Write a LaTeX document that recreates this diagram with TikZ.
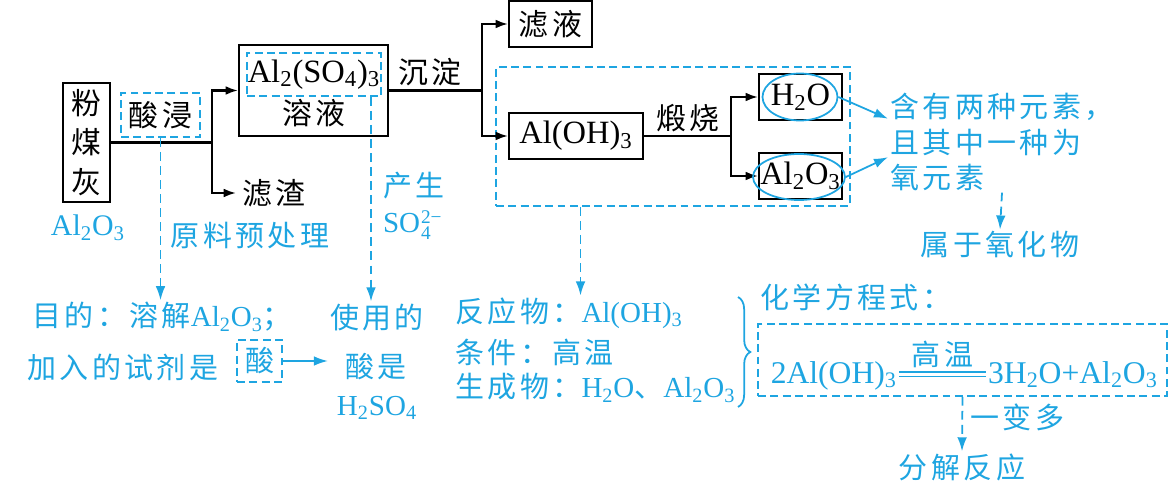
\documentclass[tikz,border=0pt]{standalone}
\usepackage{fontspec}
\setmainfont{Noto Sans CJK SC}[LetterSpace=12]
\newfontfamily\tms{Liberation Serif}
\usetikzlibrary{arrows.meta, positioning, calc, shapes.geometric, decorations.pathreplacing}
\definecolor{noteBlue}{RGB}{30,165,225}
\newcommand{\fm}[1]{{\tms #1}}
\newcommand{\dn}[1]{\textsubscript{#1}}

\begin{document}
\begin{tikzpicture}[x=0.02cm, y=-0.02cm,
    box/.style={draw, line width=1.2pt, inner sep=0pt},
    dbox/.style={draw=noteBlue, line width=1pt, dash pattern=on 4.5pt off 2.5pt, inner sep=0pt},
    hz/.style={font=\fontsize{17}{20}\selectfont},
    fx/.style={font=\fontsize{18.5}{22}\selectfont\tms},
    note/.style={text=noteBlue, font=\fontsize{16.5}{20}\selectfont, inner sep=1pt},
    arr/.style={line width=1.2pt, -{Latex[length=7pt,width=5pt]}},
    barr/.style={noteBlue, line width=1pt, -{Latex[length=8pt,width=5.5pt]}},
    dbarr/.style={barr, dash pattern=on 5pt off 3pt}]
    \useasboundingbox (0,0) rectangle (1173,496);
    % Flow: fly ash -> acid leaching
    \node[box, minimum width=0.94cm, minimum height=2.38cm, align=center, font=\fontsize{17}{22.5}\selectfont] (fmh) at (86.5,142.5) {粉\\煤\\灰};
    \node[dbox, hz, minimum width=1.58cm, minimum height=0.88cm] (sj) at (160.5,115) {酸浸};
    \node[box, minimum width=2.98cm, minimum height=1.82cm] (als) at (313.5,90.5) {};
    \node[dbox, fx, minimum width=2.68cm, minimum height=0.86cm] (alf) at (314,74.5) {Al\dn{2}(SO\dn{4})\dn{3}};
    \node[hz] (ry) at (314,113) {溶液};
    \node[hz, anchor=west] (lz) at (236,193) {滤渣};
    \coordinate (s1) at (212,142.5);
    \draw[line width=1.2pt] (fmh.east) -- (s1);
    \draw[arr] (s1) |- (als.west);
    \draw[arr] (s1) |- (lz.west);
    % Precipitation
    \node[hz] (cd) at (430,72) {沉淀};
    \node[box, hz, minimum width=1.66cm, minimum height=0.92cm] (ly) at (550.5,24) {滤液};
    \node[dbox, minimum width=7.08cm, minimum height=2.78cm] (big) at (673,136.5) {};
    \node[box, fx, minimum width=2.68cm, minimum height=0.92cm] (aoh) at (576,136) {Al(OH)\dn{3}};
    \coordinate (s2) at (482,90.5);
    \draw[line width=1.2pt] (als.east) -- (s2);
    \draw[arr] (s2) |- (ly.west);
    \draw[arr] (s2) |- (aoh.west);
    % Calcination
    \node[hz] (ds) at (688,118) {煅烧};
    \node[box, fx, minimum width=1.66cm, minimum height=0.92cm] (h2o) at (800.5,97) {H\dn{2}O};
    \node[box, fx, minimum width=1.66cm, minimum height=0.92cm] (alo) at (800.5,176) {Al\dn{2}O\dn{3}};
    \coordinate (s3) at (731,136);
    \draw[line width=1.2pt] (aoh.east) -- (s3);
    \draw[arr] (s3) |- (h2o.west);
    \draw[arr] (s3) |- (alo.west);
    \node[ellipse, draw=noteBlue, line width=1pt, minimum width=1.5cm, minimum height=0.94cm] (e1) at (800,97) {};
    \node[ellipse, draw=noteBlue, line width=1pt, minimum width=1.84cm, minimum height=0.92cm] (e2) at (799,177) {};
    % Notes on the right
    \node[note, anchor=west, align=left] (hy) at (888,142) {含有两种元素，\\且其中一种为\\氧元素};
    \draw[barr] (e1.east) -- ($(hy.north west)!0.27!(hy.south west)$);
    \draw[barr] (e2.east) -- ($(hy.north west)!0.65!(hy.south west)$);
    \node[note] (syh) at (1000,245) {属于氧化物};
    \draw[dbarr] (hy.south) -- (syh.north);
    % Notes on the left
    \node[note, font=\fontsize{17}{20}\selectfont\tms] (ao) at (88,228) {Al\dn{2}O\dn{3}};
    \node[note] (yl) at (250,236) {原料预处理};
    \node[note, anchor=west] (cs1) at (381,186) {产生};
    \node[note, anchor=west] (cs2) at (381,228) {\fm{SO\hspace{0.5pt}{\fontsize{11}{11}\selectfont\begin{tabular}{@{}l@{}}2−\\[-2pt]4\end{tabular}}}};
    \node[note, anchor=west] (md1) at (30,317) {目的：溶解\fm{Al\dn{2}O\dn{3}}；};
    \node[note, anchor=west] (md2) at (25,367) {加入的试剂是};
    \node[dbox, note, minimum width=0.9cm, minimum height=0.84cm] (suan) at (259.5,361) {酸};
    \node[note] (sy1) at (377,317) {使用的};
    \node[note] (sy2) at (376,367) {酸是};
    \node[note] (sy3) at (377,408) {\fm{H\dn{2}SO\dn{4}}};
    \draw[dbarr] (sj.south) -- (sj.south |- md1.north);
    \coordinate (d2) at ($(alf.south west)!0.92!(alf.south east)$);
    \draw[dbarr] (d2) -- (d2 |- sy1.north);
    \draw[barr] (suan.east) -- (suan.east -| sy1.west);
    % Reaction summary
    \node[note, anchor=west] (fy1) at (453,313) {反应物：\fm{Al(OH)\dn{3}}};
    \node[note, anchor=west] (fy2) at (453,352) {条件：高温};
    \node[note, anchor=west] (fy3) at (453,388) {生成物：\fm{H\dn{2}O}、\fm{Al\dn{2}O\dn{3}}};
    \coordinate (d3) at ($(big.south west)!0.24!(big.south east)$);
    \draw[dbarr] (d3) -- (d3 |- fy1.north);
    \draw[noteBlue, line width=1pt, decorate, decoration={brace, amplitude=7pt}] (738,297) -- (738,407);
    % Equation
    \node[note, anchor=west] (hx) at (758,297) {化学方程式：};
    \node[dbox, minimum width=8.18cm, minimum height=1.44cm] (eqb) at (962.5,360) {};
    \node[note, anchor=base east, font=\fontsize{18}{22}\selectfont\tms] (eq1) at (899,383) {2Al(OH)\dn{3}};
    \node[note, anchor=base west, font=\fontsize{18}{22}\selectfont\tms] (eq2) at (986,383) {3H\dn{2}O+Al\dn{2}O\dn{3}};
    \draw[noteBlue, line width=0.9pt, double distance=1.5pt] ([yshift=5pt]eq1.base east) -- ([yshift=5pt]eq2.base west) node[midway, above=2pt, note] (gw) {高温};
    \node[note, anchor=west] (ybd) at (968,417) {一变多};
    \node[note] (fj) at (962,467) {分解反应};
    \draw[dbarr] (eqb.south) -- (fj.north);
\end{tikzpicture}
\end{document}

# # #

Short problem = All of the data above should be transcribed verbatim, with pictures omitted.

Exercise result =
Write a LaTeX document that recreates this diagram with TikZ.
\documentclass[tikz,border=0pt]{standalone}
\usepackage{fontspec}
\setmainfont{Noto Sans CJK SC}[LetterSpace=12]
\newfontfamily\tms{Liberation Serif}
\usetikzlibrary{arrows.meta, positioning, calc, shapes.geometric, decorations.pathreplacing}
\definecolor{noteBlue}{RGB}{30,165,225}
\newcommand{\fm}[1]{{\tms #1}}
\newcommand{\dn}[1]{\textsubscript{#1}}

\begin{document}
\begin{tikzpicture}[x=0.02cm, y=-0.02cm,
    box/.style={draw, line width=1.2pt, inner sep=0pt},
    dbox/.style={draw=noteBlue, line width=1pt, dash pattern=on 4.5pt off 2.5pt, inner sep=0pt},
    hz/.style={font=\fontsize{17}{20}\selectfont},
    fx/.style={font=\fontsize{18.5}{22}\selectfont\tms},
    note/.style={text=noteBlue, font=\fontsize{16.5}{20}\selectfont, inner sep=1pt},
    arr/.style={line width=1.2pt, -{Latex[length=7pt,width=5pt]}},
    barr/.style={noteBlue, line width=1pt, -{Latex[length=8pt,width=5.5pt]}},
    dbarr/.style={barr, dash pattern=on 5pt off 3pt}]
    \useasboundingbox (0,0) rectangle (1173,496);
    % Flow: fly ash -> acid leaching
    \node[box, minimum width=0.94cm, minimum height=2.38cm, align=center, font=\fontsize{17}{22.5}\selectfont] (fmh) at (86.5,142.5) {粉\\煤\\灰};
    \node[dbox, hz, minimum width=1.58cm, minimum height=0.88cm] (sj) at (160.5,115) {酸浸};
    \node[box, minimum width=2.98cm, minimum height=1.82cm] (als) at (313.5,90.5) {};
    \node[dbox, fx, minimum width=2.68cm, minimum height=0.86cm] (alf) at (314,74.5) {Al\dn{2}(SO\dn{4})\dn{3}};
    \node[hz] (ry) at (314,113) {溶液};
    \node[hz, anchor=west] (lz) at (236,193) {滤渣};
    \coordinate (s1) at (212,142.5);
    \draw[line width=1.2pt] (fmh.east) -- (s1);
    \draw[arr] (s1) |- (als.west);
    \draw[arr] (s1) |- (lz.west);
    % Precipitation
    \node[hz] (cd) at (430,72) {沉淀};
    \node[box, hz, minimum width=1.66cm, minimum height=0.92cm] (ly) at (550.5,24) {滤液};
    \node[dbox, minimum width=7.08cm, minimum height=2.78cm] (big) at (673,136.5) {};
    \node[box, fx, minimum width=2.68cm, minimum height=0.92cm] (aoh) at (576,136) {Al(OH)\dn{3}};
    \coordinate (s2) at (482,90.5);
    \draw[line width=1.2pt] (als.east) -- (s2);
    \draw[arr] (s2) |- (ly.west);
    \draw[arr] (s2) |- (aoh.west);
    % Calcination
    \node[hz] (ds) at (688,118) {煅烧};
    \node[box, fx, minimum width=1.66cm, minimum height=0.92cm] (h2o) at (800.5,97) {H\dn{2}O};
    \node[box, fx, minimum width=1.66cm, minimum height=0.92cm] (alo) at (800.5,176) {Al\dn{2}O\dn{3}};
    \coordinate (s3) at (731,136);
    \draw[line width=1.2pt] (aoh.east) -- (s3);
    \draw[arr] (s3) |- (h2o.west);
    \draw[arr] (s3) |- (alo.west);
    \node[ellipse, draw=noteBlue, line width=1pt, minimum width=1.5cm, minimum height=0.94cm] (e1) at (800,97) {};
    \node[ellipse, draw=noteBlue, line width=1pt, minimum width=1.84cm, minimum height=0.92cm] (e2) at (799,177) {};
    % Notes on the right
    \node[note, anchor=west, align=left] (hy) at (888,142) {含有两种元素，\\且其中一种为\\氧元素};
    \draw[barr] (e1.east) -- ($(hy.north west)!0.27!(hy.south west)$);
    \draw[barr] (e2.east) -- ($(hy.north west)!0.65!(hy.south west)$);
    \node[note] (syh) at (1000,245) {属于氧化物};
    \draw[dbarr] (hy.south) -- (syh.north);
    % Notes on the left
    \node[note, font=\fontsize{17}{20}\selectfont\tms] (ao) at (88,228) {Al\dn{2}O\dn{3}};
    \node[note] (yl) at (250,236) {原料预处理};
    \node[note, anchor=west] (cs1) at (381,186) {产生};
    \node[note, anchor=west] (cs2) at (381,228) {\fm{SO\hspace{0.5pt}{\fontsize{11}{11}\selectfont\begin{tabular}{@{}l@{}}2−\\[-2pt]4\end{tabular}}}};
    \node[note, anchor=west] (md1) at (30,317) {目的：溶解\fm{Al\dn{2}O\dn{3}}；};
    \node[note, anchor=west] (md2) at (25,367) {加入的试剂是};
    \node[dbox, note, minimum width=0.9cm, minimum height=0.84cm] (suan) at (259.5,361) {酸};
    \node[note] (sy1) at (377,317) {使用的};
    \node[note] (sy2) at (376,367) {酸是};
    \node[note] (sy3) at (377,408) {\fm{H\dn{2}SO\dn{4}}};
    \draw[dbarr] (sj.south) -- (sj.south |- md1.north);
    \coordinate (d2) at ($(alf.south west)!0.92!(alf.south east)$);
    \draw[dbarr] (d2) -- (d2 |- sy1.north);
    \draw[barr] (suan.east) -- (suan.east -| sy1.west);
    % Reaction summary
    \node[note, anchor=west] (fy1) at (453,313) {反应物：\fm{Al(OH)\dn{3}}};
    \node[note, anchor=west] (fy2) at (453,352) {条件：高温};
    \node[note, anchor=west] (fy3) at (453,388) {生成物：\fm{H\dn{2}O}、\fm{Al\dn{2}O\dn{3}}};
    \coordinate (d3) at ($(big.south west)!0.24!(big.south east)$);
    \draw[dbarr] (d3) -- (d3 |- fy1.north);
    \draw[noteBlue, line width=1pt, decorate, decoration={brace, amplitude=7pt}] (738,297) -- (738,407);
    % Equation
    \node[note, anchor=west] (hx) at (758,297) {化学方程式：};
    \node[dbox, minimum width=8.18cm, minimum height=1.44cm] (eqb) at (962.5,360) {};
    \node[note, anchor=base east, font=\fontsize{18}{22}\selectfont\tms] (eq1) at (899,383) {2Al(OH)\dn{3}};
    \node[note, anchor=base west, font=\fontsize{18}{22}\selectfont\tms] (eq2) at (986,383) {3H\dn{2}O+Al\dn{2}O\dn{3}};
    \draw[noteBlue, line width=0.9pt, double distance=1.5pt] ([yshift=5pt]eq1.base east) -- ([yshift=5pt]eq2.base west) node[midway, above=2pt, note] (gw) {高温};
    \node[note, anchor=west] (ybd) at (968,417) {一变多};
    \node[note] (fj) at (962,467) {分解反应};
    \draw[dbarr] (eqb.south) -- (fj.north);
\end{tikzpicture}
\end{document}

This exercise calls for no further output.